Blood, sweat and viral marketing

Shit doesn’t happen. Shit takes time and effort.

I was recently in a meeting where co-founder of a next-big-thing-startup, when probed about marketing plans, said something to the line of we’ll do something viral so we don’t need to worry about marketing too much. Right. I’m in no means a viral marketing expert but this much I know: viral marketing does take time and effort.
There seems to be a widely spread misconception that viral marketing doesn’t cost anything and that if you do even tiny bit of it, customers will turn up on your door or website like zombies. In my view this is only true on four occasions. First, companies like Skype or Facebook whose product is so viral in nature that they seem to grow “just like that”. Second, brands like Apple or Obama that have such loyal followers that every step they take is echoed on blogs, social network profiles and T-shirts of fanboys across the world. Thirdly there are those whose idea is just so spot-on that no-one can refuse to pass it on to a friend. Blendtech’s Will it blend? campaign is a good example of that. And lastly, some just get lucky because a celebrity blogger somewhere happens to like it.

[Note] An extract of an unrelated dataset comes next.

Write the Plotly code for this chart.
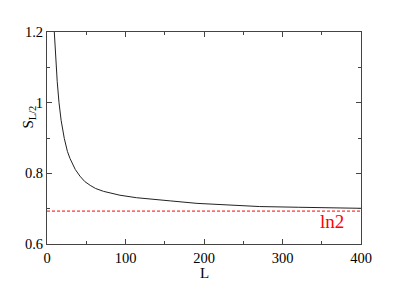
import math
import plotly.graph_objects as go

# Data
L_vals = [9.3, 10, 11.5, 13, 15.3, 18, 22, 26, 29.3, 33, 36, 42, 48, 55, 62, 72, 82, 93,
          114, 135, 157, 191, 230, 271, 320, 360, 400]
S_vals = [1.200, 1.170, 1.110, 1.060, 1.000, 0.950, 0.899, 0.862, 0.842, 0.823, 0.811,
          0.792, 0.777, 0.766, 0.757, 0.749, 0.743, 0.738, 0.731, 0.726, 0.722, 0.715,
          0.710, 0.706, 0.704, 0.702, 0.701]
ln2_value = math.log(2)
x_ticks = [0, 100, 200, 300, 400]
y_ticks = [0.6, 0.8, 1.0, 1.2]
y_tick_labels = ["0.6", "0.8", "1", "1.2"]

FONT = "Liberation Serif, Times New Roman, serif"

fig = go.Figure()
fig.add_trace(go.Scatter(x=L_vals, y=S_vals, mode="lines",
                         line=dict(color="#222", width=1), showlegend=False,
                         hoverinfo="skip"))
fig.add_trace(go.Scatter(x=[0, 400], y=[ln2_value, ln2_value], mode="lines",
                         line=dict(color="#ff0000", width=1, dash="3px,2px"),
                         showlegend=False, hoverinfo="skip"))

axis_common = dict(showgrid=False, zeroline=False, showline=True, linecolor="#444",
                   linewidth=1.2, mirror="ticks", ticks="inside", ticklen=5,
                   tickwidth=1, tickcolor="#444",
                   tickfont=dict(family=FONT, size=14.5, color="black"))

fig.update_xaxes(range=[0, 400], tickvals=x_ticks,
                 minor=dict(dtick=50, tick0=0, ticks="inside", ticklen=3, tickcolor="#444"),
                 **axis_common)
fig.update_yaxes(range=[0.6, 1.2], tickvals=y_ticks, ticktext=y_tick_labels,
                 minor=dict(dtick=0.1, tick0=0.6, ticks="inside", ticklen=3, tickcolor="#444"),
                 **axis_common)

fig.add_annotation(x=363, y=0.663, xref="x", yref="y", text="ln2", showarrow=False,
                   font=dict(family=FONT, size=19, color="#ff0000"))
fig.add_annotation(x=0.5, y=-0.135, xref="paper", yref="paper", text="L", showarrow=False,
                   yanchor="middle", font=dict(family=FONT, size=15, color="black"))
fig.add_annotation(x=-0.058, y=0.6, xref="paper", yref="paper", text="S<sub>L/2</sub>",
                   textangle=-90, showarrow=False, xanchor="center", yanchor="middle",
                   font=dict(family=FONT, size=15, color="black"))

# page body has an 8px default margin, so the figure is offset by (8, 8)
fig.update_layout(width=407, height=286, margin=dict(l=39, r=54, t=24, b=50),
                  font=dict(family=FONT, color="black"),
                  plot_bgcolor="white", paper_bgcolor="white")

fig.write_html("out.html")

That leaves 99% of folks to make viral marketing happen with their sweat and/or marketing dollars. I’ve seen the behind the scenes of quite a few viral campaigns, and none of them have been super cheap or super easy to do. Take my recent task of generating blog coverage for Pledgehammer. I now know I have to do about a dozen units of work (this can be an email, blog comment or a guest blog post) to receive one unit of coverage. I’ve made north of 250 contacts to get about 20 people interested and writing about Pledgehammer. That’s good many evenings and weekends spent on creating “something viral”. (Luckily the weather has been rubbish). See here, here, here (got to love this one) or there for results, more links are available on Pledgehammer blog.
Long story short – viral marketing is a powerful thing, definitely worth some experiments, it just takes time and effort to work.